**EXERCISE:** Write out the full listing exactly as given, minus the images.

**INFORMATION SUPPLIED:**
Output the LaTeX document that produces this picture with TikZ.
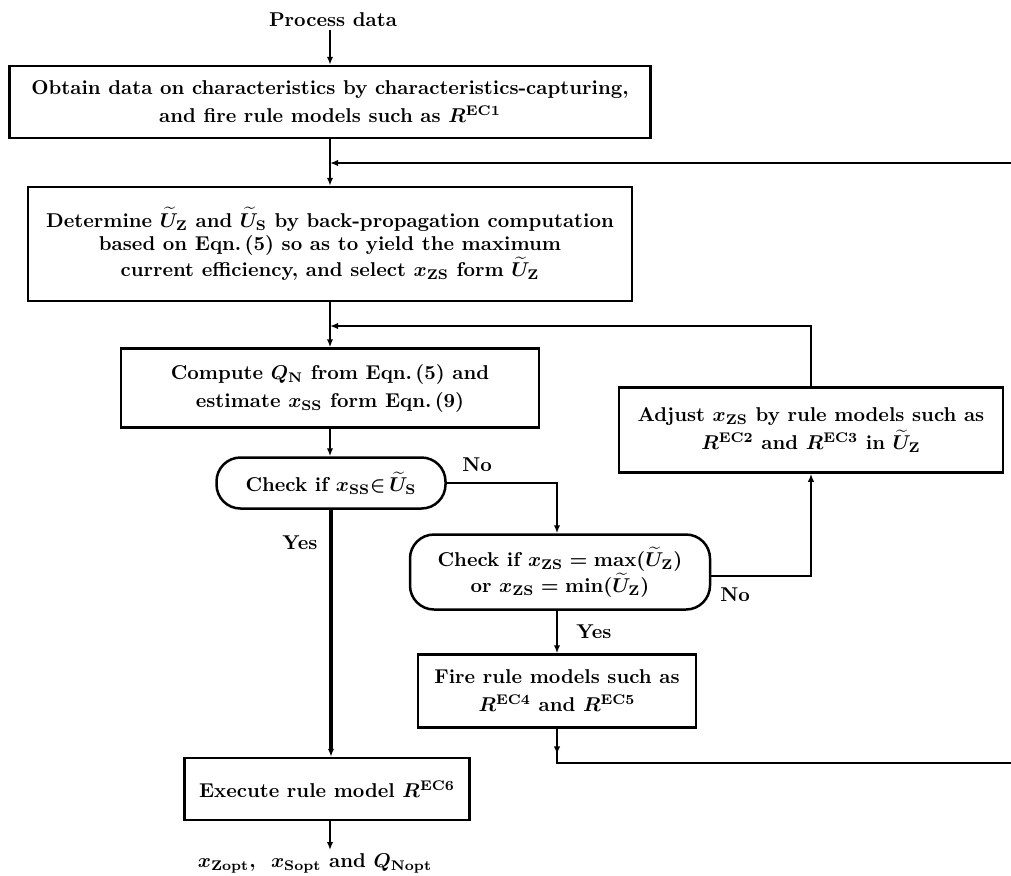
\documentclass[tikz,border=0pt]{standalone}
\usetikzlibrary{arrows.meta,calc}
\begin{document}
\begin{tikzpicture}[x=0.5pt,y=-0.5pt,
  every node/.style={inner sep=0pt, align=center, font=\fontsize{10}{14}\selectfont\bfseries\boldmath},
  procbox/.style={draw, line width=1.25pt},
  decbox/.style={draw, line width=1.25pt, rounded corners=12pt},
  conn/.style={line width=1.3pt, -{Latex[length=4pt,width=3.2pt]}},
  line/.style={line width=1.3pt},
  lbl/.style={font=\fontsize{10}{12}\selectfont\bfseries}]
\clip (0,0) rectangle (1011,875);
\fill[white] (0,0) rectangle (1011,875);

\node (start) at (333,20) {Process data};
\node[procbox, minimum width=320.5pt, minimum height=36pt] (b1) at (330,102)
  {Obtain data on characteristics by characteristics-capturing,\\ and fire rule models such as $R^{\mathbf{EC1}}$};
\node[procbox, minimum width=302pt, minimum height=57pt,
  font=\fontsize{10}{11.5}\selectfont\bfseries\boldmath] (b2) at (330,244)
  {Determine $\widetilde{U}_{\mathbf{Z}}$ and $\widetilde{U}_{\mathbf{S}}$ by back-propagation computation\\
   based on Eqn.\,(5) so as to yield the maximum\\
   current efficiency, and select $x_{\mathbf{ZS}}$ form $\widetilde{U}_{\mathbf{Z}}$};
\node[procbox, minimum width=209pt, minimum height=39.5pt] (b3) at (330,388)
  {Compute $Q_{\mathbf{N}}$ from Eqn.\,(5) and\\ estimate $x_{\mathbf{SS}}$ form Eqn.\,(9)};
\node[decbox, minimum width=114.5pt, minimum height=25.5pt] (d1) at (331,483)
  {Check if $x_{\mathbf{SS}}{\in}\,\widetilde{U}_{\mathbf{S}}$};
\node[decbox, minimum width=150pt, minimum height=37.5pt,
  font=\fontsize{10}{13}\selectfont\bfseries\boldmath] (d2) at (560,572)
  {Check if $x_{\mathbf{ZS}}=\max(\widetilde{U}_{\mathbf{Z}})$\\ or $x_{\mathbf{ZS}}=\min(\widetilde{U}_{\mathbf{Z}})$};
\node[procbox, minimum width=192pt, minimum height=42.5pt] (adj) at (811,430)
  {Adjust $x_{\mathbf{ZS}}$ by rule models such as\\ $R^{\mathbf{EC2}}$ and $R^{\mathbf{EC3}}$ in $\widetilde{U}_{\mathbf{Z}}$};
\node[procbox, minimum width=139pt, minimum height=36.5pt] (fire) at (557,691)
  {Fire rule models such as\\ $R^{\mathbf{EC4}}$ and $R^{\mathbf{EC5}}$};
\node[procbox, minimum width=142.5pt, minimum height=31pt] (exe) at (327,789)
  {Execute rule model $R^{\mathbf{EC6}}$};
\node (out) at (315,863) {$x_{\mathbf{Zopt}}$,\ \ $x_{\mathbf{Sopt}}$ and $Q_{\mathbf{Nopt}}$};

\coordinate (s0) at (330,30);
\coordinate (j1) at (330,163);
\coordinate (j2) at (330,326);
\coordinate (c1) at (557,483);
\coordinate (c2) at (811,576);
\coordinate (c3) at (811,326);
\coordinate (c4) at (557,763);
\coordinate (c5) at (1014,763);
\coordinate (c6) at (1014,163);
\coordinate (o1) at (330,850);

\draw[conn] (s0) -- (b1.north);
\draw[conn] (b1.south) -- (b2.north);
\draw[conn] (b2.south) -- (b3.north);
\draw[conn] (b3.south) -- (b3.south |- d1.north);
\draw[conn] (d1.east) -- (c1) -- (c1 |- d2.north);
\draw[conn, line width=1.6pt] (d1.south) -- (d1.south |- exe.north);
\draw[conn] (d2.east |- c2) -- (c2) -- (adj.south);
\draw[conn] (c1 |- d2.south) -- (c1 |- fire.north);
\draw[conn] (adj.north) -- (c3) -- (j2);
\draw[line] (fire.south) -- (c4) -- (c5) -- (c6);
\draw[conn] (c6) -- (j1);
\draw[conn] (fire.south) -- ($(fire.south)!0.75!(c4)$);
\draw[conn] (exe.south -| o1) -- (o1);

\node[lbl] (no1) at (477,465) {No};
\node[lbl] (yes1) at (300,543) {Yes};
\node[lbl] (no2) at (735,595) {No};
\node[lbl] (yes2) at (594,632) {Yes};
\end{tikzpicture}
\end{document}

**WORKED ANSWER:**
Output the LaTeX document that produces this picture with TikZ.
\documentclass[tikz,border=0pt]{standalone}
\usetikzlibrary{arrows.meta,calc}
\begin{document}
\begin{tikzpicture}[x=0.5pt,y=-0.5pt,
  every node/.style={inner sep=0pt, align=center, font=\fontsize{10}{14}\selectfont\bfseries\boldmath},
  procbox/.style={draw, line width=1.25pt},
  decbox/.style={draw, line width=1.25pt, rounded corners=12pt},
  conn/.style={line width=1.3pt, -{Latex[length=4pt,width=3.2pt]}},
  line/.style={line width=1.3pt},
  lbl/.style={font=\fontsize{10}{12}\selectfont\bfseries}]
\clip (0,0) rectangle (1011,875);
\fill[white] (0,0) rectangle (1011,875);

\node (start) at (333,20) {Process data};
\node[procbox, minimum width=320.5pt, minimum height=36pt] (b1) at (330,102)
  {Obtain data on characteristics by characteristics-capturing,\\ and fire rule models such as $R^{\mathbf{EC1}}$};
\node[procbox, minimum width=302pt, minimum height=57pt,
  font=\fontsize{10}{11.5}\selectfont\bfseries\boldmath] (b2) at (330,244)
  {Determine $\widetilde{U}_{\mathbf{Z}}$ and $\widetilde{U}_{\mathbf{S}}$ by back-propagation computation\\
   based on Eqn.\,(5) so as to yield the maximum\\
   current efficiency, and select $x_{\mathbf{ZS}}$ form $\widetilde{U}_{\mathbf{Z}}$};
\node[procbox, minimum width=209pt, minimum height=39.5pt] (b3) at (330,388)
  {Compute $Q_{\mathbf{N}}$ from Eqn.\,(5) and\\ estimate $x_{\mathbf{SS}}$ form Eqn.\,(9)};
\node[decbox, minimum width=114.5pt, minimum height=25.5pt] (d1) at (331,483)
  {Check if $x_{\mathbf{SS}}{\in}\,\widetilde{U}_{\mathbf{S}}$};
\node[decbox, minimum width=150pt, minimum height=37.5pt,
  font=\fontsize{10}{13}\selectfont\bfseries\boldmath] (d2) at (560,572)
  {Check if $x_{\mathbf{ZS}}=\max(\widetilde{U}_{\mathbf{Z}})$\\ or $x_{\mathbf{ZS}}=\min(\widetilde{U}_{\mathbf{Z}})$};
\node[procbox, minimum width=192pt, minimum height=42.5pt] (adj) at (811,430)
  {Adjust $x_{\mathbf{ZS}}$ by rule models such as\\ $R^{\mathbf{EC2}}$ and $R^{\mathbf{EC3}}$ in $\widetilde{U}_{\mathbf{Z}}$};
\node[procbox, minimum width=139pt, minimum height=36.5pt] (fire) at (557,691)
  {Fire rule models such as\\ $R^{\mathbf{EC4}}$ and $R^{\mathbf{EC5}}$};
\node[procbox, minimum width=142.5pt, minimum height=31pt] (exe) at (327,789)
  {Execute rule model $R^{\mathbf{EC6}}$};
\node (out) at (315,863) {$x_{\mathbf{Zopt}}$,\ \ $x_{\mathbf{Sopt}}$ and $Q_{\mathbf{Nopt}}$};

\coordinate (s0) at (330,30);
\coordinate (j1) at (330,163);
\coordinate (j2) at (330,326);
\coordinate (c1) at (557,483);
\coordinate (c2) at (811,576);
\coordinate (c3) at (811,326);
\coordinate (c4) at (557,763);
\coordinate (c5) at (1014,763);
\coordinate (c6) at (1014,163);
\coordinate (o1) at (330,850);

\draw[conn] (s0) -- (b1.north);
\draw[conn] (b1.south) -- (b2.north);
\draw[conn] (b2.south) -- (b3.north);
\draw[conn] (b3.south) -- (b3.south |- d1.north);
\draw[conn] (d1.east) -- (c1) -- (c1 |- d2.north);
\draw[conn, line width=1.6pt] (d1.south) -- (d1.south |- exe.north);
\draw[conn] (d2.east |- c2) -- (c2) -- (adj.south);
\draw[conn] (c1 |- d2.south) -- (c1 |- fire.north);
\draw[conn] (adj.north) -- (c3) -- (j2);
\draw[line] (fire.south) -- (c4) -- (c5) -- (c6);
\draw[conn] (c6) -- (j1);
\draw[conn] (fire.south) -- ($(fire.south)!0.75!(c4)$);
\draw[conn] (exe.south -| o1) -- (o1);

\node[lbl] (no1) at (477,465) {No};
\node[lbl] (yes1) at (300,543) {Yes};
\node[lbl] (no2) at (735,595) {No};
\node[lbl] (yes2) at (594,632) {Yes};
\end{tikzpicture}
\end{document}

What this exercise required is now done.